Author: Richard Marshall, IoTSF
Taking a secure IoT product to mass production involves more than just making sure the software is secure. It often requires creating secure production and deployment processes both of which have an impact on the embedded software and can involve the development of supporting software elements for automated credential and configuration management to allow deployment at scale. In his presentation Richard will give some insights into some of principles and pitfalls of deploying secure devices at scale to ensure that the product deployment is resilient to changes and security updates.
Security and Safety - Tues 25th September 14.25 - 15.10
Richard is Managing Consultant at Xitex Limited, which provides consultancy on defining and launching wired and wireless connected products with emphasis on creating secure IoT products and their secure supply chains. He has spent over 25 years in the electronics and communications sectors, having worked for Lucent Technologies, Sony, Cisco and also being a founding lead team member at startups Ubiquisys and nSine. At Ubiquisys and subsequently Cisco, after its acquisition of Ubiquisys in 2013, Richard was the Product Manager for their global cloud based activation system for 3G/4G small cells. This role being the security advocate, technology champion and secure manufacturing supply chain architect for the successful secure deployment of more than a million small cells manufactured in Europe and SE Asia. More recently he has been involved with taking various IoT products to market.

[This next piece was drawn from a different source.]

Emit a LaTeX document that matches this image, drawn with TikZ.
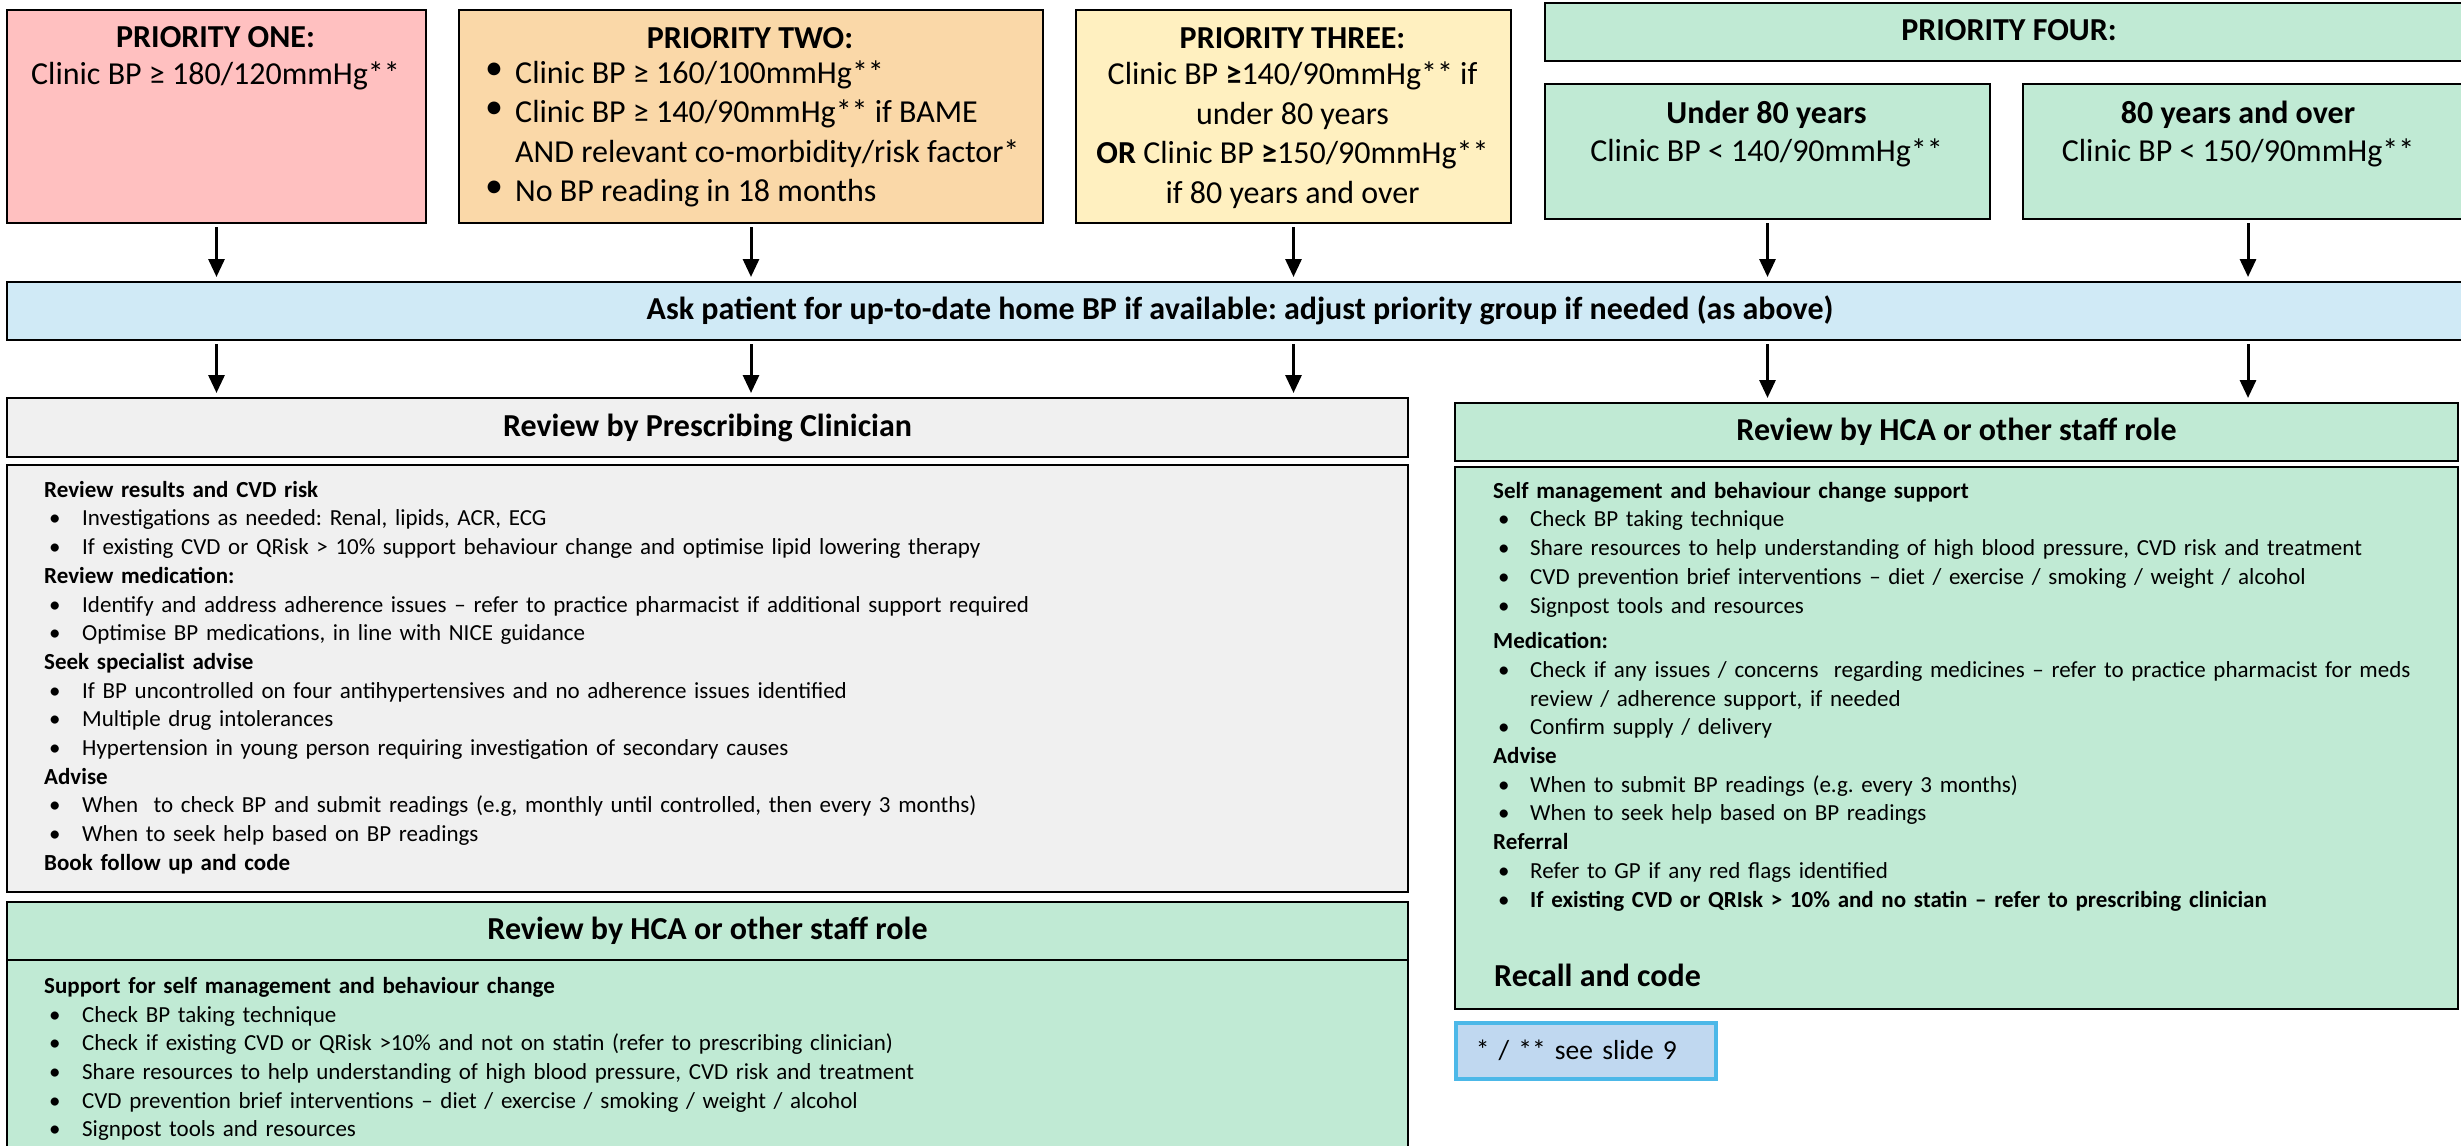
\documentclass[tikz,border=0pt]{standalone}
\usepackage{fontspec}
\setmainfont{Carlito}
\usetikzlibrary{arrows.meta,calc}
\frenchspacing

\definecolor{pone}{RGB}{255,192,192}
\definecolor{ptwo}{RGB}{250,216,168}
\definecolor{pthree}{RGB}{255,240,192}
\definecolor{pgreen}{RGB}{192,234,212}
\definecolor{pblue}{RGB}{208,234,246}
\definecolor{pgrey}{RGB}{240,240,240}
\definecolor{notefill}{RGB}{192,216,240}
\definecolor{noteline}{RGB}{76,184,232}

% bullets for the lists
\newcommand\lbul{\makebox[38pt][l]{\hspace*{5pt}•}}
\newcommand\rbul{\makebox[37pt][l]{\hspace*{5pt}•}}
\newcommand\pbul{\makebox[27pt][l]{\hspace*{-3pt}\raisebox{4pt}{\fontsize{36}{39.5}\selectfont •}}}

\tikzset{
  box/.style={draw=black, line width=2pt, rectangle, inner sep=0pt, anchor=north west},
  flow/.style={-{Triangle[width=16pt,length=18pt]}, line width=3pt, shorten <=3pt, shorten >=4pt},
  ptitle/.style={font=\bfseries\fontsize{32}{39.5}\selectfont, inner sep=0pt},
  ptext/.style={font=\fontsize{32}{39.5}\selectfont, inner sep=0pt},
  hdrtext/.style={font=\bfseries\fontsize{32}{39.5}\selectfont, text height=22pt, text depth=5pt},
  body/.style={font=\fontsize{23}{28.7}\selectfont, inner sep=0pt, anchor=north west, align=left, text width=1300pt},
}

\begin{document}
\begin{tikzpicture}[x=1pt,y=-1pt]
\useasboundingbox (0,0) rectangle (2461,1146);

% ---- priority groups ----
\node[box, fill=pone,   minimum width=419pt, minimum height=213pt] (p1) at (6,9) {};
\node[box, fill=ptwo,   minimum width=584pt, minimum height=213pt] (p2) at (458,9) {};
\node[box, fill=pthree, minimum width=435pt, minimum height=213pt] (p3) at (1075,9) {};
\node[box, fill=pgreen, minimum width=928pt, minimum height=58pt, hdrtext] (p4) at (1544,2) {PRIORITY FOUR:};
\node[box, fill=pgreen, minimum width=445pt, minimum height=135pt] (u80) at (1544,83) {};
\node[box, fill=pgreen, minimum width=450pt, minimum height=135pt] (o80) at (2022,83) {};

\node[ptitle, anchor=base] (p1t) at (215.5,47) {PRIORITY ONE:};
\node[ptext, anchor=base] (p1c) at (215.5,84) {Clinic BP ≥ 180/120mmHg**};

\node[ptitle, anchor=base] (p2t) at (750,48) {PRIORITY TWO:};
\node[ptext, anchor=north west, align=left] (p2c) at (488,55.35)
  {\strut\pbul Clinic BP ≥ 160/100mmHg**\\
   \pbul Clinic BP ≥ 140/90mmHg** if BAME\\
   \hspace*{27pt}AND relevant co-morbidity/risk factor*\\
   \pbul No BP reading in 18 months};

\node[ptitle, anchor=base] (p3t) at (1292.5,48) {PRIORITY THREE:};
\node[ptext, anchor=north, align=center] (p3c) at (1292.5,57)
  {\strut Clinic BP \textbf{≥}140/90mmHg** if\\
   under 80 years\\
   \textbf{OR} Clinic BP \textbf{≥}150/90mmHg**\\
   if 80 years and over};

\node[ptitle, anchor=base] (u80t) at (1766.5,123) {Under 80 years};
\node[ptext, anchor=base] (u80c) at (1766.5,161) {Clinic BP < 140/90mmHg**};
\node[ptitle, anchor=base] (o80t) at (2238,123) {80 years and over};
\node[ptext, anchor=base] (o80c) at (2238,161) {Clinic BP < 150/90mmHg**};

% ---- home BP check ----
\node[box, fill=pblue, minimum width=2466pt, minimum height=58pt, hdrtext] (bar) at (6,281)
  {Ask patient for up-to-date home BP if available: adjust priority group if needed (as above)};

% ---- prescribing clinician review ----
\node[box, fill=pgrey, minimum width=1401pt, minimum height=59pt, hdrtext] (rpc) at (6,397)
  {Review by Prescribing Clinician};
\node[box, fill=pgrey, minimum width=1401pt, minimum height=427pt] (rpcb) at (6,464) {};
\node[body] (rpct) at (44,477)
  {\strut\textbf{Review results and CVD risk}\\
   \lbul Investigations as needed: Renal, lipids, ACR, ECG\\
   \lbul If existing CVD or QRisk > 10\% support behaviour change and optimise lipid lowering therapy\\
   \textbf{Review medication:}\\
   \lbul Identify and address adherence issues – refer to practice pharmacist if additional support required\\
   \lbul Optimise BP medications, in line with NICE guidance\\
   \textbf{Seek specialist advise}\\
   \lbul If BP uncontrolled on four antihypertensives and no adherence issues identified\\
   \lbul Multiple drug intolerances\\
   \lbul Hypertension in young person requiring investigation of secondary causes\\
   \textbf{Advise}\\
   \lbul When\ \ to check BP and submit readings (e.g, monthly until controlled, then every 3 months)\\
   \lbul When to seek help based on BP readings\\
   \textbf{Book follow up and code}};

% ---- HCA review, left column ----
\node[box, fill=pgreen, minimum width=1401pt, minimum height=220pt] (hcalb) at (6,959) {};
\node[box, fill=pgreen, minimum width=1401pt, minimum height=58pt, hdrtext] (hcal) at (6,901)
  {Review by HCA or other staff role};
\node[body] (hcalt) at (44,973)
  {\strut\textbf{Support for self management and behaviour change}\\
   \lbul Check BP taking technique\\
   \lbul Check if existing CVD or QRisk >10\% and not on statin (refer to prescribing clinician)\\
   \lbul Share resources to help understanding of high blood pressure, CVD risk and treatment\\
   \lbul CVD prevention brief interventions – diet / exercise / smoking / weight / alcohol\\
   \lbul Signpost tools and resources};

% ---- HCA review, right column ----
\node[box, fill=pgreen, minimum width=1003pt, minimum height=58pt, hdrtext] (hcar) at (1454,402)
  {Review by HCA or other staff role};
\node[box, fill=pgreen, minimum width=1003pt, minimum height=542pt] (hcarb) at (1454,466) {};
\node[body, text width=950pt] (hcart) at (1493,478)
  {\strut\textbf{Self management and behaviour change support}\\
   \rbul Check BP taking technique\\
   \rbul Share resources to help understanding of high blood pressure, CVD risk and treatment\\
   \rbul CVD prevention brief interventions – diet / exercise / smoking / weight / alcohol\\
   \rbul Signpost tools and resources\\[7pt]
   \textbf{Medication:}\\
   \rbul Check if any issues / concerns\ \ regarding medicines – refer to practice pharmacist for meds\\
   \hspace*{37pt}review / adherence support, if needed\\
   \rbul Confirm supply / delivery\\
   \textbf{Advise}\\
   \rbul When to submit BP readings (e.g. every 3 months)\\
   \rbul When to seek help based on BP readings\\
   \textbf{Referral}\\
   \rbul Refer to GP if any red flags identified\\
   \rbul \textbf{If existing CVD or QRIsk > 10\% and no statin – refer to prescribing clinician}};
\node[ptitle, anchor=base west] (recall) at (1494,986) {Recall and code};

% ---- footnote ----
\node[box, draw=noteline, line width=3.5pt, fill=notefill, minimum width=260pt, minimum height=56pt,
      text width=220pt, inner xsep=20pt, align=left, font=\fontsize{27.5}{33}\selectfont] (note) at (1454,1021)
  {* / ** see slide 9};

% ---- connectors ----
\foreach \src in {p1,p2,p3,u80,o80}
  \draw[flow] (\src.south) -- (\src.south |- bar.north);
\foreach \src in {p1,p2,p3}
  \draw[flow] (bar.south -| \src.south) -- (rpc.north -| \src.south);
\foreach \src in {u80,o80}
  \draw[flow] (bar.south -| \src.south) -- (hcar.north -| \src.south);
\end{tikzpicture}
\end{document}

As Chair of the Internet of Things Security Foundation Plenary Group, Richard leads the implementation of IoTSF’s strategy. The Foundation’s objective is to drive the pervasiveness of IoT security, improving its fitness and end-to-end quality. The Plenary Group is an important piece of the delivery plan as it is the central members’ forum where concerns are identified and active working groups determine the corresponding measures to address the challenges. Typical outputs from the working groups are best practice guidelines which satisfy the simple requirements of being useful, accessible and crucially, actionable.